Our work with co-operation and partnership with local stakeholders and other related international organisations (including our partner project Yayorin, and local government conservation authorities, local communities, industrial sector companies, other local and international NGO’s) allows a level of communication and collaboration that is invaluable to our main aim; protecting the tropical forest habitat.
As we work toward protection and conservation of critical orangutan habitats , we are proud to be able to conduct a variety of related programmes in parallel. These, as you may know from our website, include education, awareness raising, capacity building, engaging the industrial sector, conflict mitigation, and orangutan reintroduction. Whilst habitat destruction and degradation is by far the largest threat to orangutan survival, it was pointed out that the use of idle land would mean many forests could be left standing and still allow industry to expand.

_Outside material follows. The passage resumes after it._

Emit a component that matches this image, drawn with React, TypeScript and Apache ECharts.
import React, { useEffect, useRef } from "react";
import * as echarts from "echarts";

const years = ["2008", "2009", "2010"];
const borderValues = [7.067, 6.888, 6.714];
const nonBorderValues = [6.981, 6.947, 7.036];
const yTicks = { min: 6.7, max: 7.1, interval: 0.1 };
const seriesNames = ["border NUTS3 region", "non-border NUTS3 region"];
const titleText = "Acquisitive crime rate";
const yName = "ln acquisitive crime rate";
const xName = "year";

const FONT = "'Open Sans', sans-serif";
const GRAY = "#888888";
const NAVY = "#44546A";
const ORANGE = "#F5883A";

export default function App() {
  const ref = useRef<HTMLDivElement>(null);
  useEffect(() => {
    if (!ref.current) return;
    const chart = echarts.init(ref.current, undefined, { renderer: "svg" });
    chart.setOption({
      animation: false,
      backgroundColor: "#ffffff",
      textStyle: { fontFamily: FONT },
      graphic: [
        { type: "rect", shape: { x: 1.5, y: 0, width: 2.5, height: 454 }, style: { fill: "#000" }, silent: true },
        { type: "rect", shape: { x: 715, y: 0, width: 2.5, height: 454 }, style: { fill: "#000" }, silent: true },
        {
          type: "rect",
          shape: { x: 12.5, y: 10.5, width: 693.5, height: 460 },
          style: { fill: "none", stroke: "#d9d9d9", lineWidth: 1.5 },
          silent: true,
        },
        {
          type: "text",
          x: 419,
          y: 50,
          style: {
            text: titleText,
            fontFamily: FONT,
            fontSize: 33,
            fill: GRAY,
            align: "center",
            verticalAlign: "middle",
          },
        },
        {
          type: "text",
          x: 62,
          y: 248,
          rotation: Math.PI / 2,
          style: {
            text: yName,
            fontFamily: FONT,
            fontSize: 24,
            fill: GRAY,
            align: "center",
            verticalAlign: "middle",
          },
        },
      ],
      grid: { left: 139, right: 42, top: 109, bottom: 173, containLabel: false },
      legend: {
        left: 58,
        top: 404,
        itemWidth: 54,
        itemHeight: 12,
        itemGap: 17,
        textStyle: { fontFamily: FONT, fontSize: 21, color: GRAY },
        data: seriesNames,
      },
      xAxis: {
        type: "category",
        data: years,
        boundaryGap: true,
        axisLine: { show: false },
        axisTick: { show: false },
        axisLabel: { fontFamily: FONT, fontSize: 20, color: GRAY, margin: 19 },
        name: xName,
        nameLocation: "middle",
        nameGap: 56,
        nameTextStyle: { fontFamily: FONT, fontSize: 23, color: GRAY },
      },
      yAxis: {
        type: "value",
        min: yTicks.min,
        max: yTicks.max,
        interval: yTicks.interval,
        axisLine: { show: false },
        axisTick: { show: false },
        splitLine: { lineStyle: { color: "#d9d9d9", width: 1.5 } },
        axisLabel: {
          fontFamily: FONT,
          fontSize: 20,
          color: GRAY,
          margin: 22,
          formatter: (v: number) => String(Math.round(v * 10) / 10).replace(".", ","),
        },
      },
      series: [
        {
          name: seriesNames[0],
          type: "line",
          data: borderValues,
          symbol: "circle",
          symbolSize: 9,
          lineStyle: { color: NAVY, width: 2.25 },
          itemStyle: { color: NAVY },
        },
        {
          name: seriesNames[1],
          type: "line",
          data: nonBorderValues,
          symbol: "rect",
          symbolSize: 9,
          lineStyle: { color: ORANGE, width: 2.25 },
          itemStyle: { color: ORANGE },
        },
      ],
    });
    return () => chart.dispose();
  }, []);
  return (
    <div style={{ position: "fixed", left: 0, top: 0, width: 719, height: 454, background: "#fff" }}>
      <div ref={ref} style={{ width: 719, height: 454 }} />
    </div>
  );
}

The talk concluded with an emphasis on the multifaceted work that the Foundation concentrates on. None of this would be possible without the funds coming from supporters and members of the public from all over the world. As the audience listened to the final remarks and interesting questions, Ashley was able to summarise with the following...
"I have just returned from Indonesia, where I have seen the difference and progress we are making in all aspects of our work. We are committed to ensuring this will continue into the future: So we can realise our vision in which mankind can live alongside nature. Thank you all for listening to our story."